The results of negative binomial regression estimating view count indicate great benefits of being invited by other youtubers. A tie to a new host, i.e. an increase in indegree, heightens the yearly viewer yield of a youtuber by around 20%. Inviting new guests, i.e. an increase in outdegree, also increases the yearly viewer yield of a youtuber, however only by around 7%.
Added Value

This study contributes to the study of online producers in two way. First we show a method how to code and preprocess youtube data. Second, we explore specific effects taking place in a cultural producer community pointing out very different effects of in- and outdegree. Both give insight into the dynamics behind emergence of communities online.

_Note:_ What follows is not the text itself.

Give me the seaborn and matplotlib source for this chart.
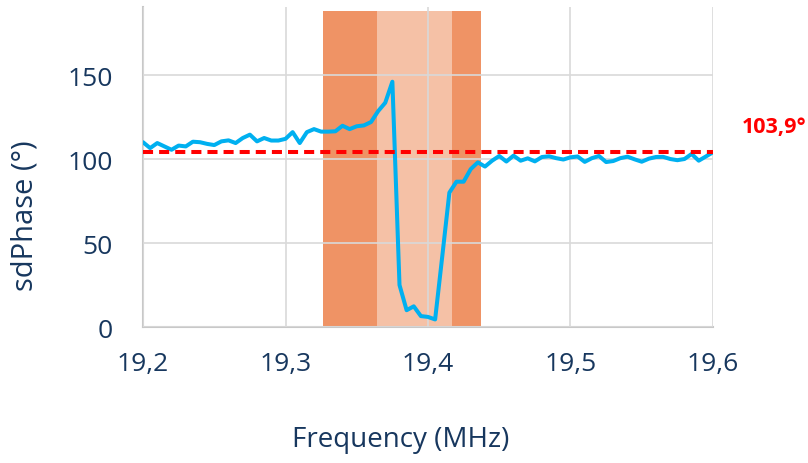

Where is Everybody? Measuring Semantic Source Position and Creating Online Discourse Typologies from Co-Occurrence Networks

Dan Sultanescu, Pavel Dimitrov Chachev, Dana C. Sultanescu

Social Monitor, Romania

Relevance & Research Question

Tremendous advances have been made in measuring the meaning of text data allowing us to quantify entire discourses within unified data structures such as a vector spaces or networks. What is often lost in the application of such methods is the perspectives that different types sources or actors may contribute to a discourse and how such perspectives may come to shape it. We demonstrate a method for evaluating the different positions text sources can have in co-occurrence networks, what we call the sources semantic position. We then create a typology of the networks that emerge based on the semantic position of the actors.

Methods & Data

We use online data from a sample of leading US sources collected with the NewsVibe platform, which allows access to web news articles and facebook posts based on search queries. We sample articles around the 2024 US election. The co-occurrence network for each source is computed first, and then all keyword networks are added to a global co-occurrence network. This allows us to determine the position of each source within the discourse according to the keyword. Finally we evaluate the different types of networks that emerge from such an analysis.

Results

We show that depending on the search query, networks as well as source contribution can be highly contextual. Discourses around “economics”, but also discourses around candidates like Trump and Kamala are highly polarized. The sources in each of these cases split into almost separate parts of the network displaying what one could call semantic polarization. However networks around topics such as NATO are governed by strong influence by a few actors and very little participation by other sources.

Added Value
We further the study of semantic networks by demonstrating how to measure the individual sources' position to a discourse. By keeping the computations rather simple, non-expert third parties can also evaluate discourses by themselves, improving transparency and access to complex interpretation of data around meaningful online issues and actors.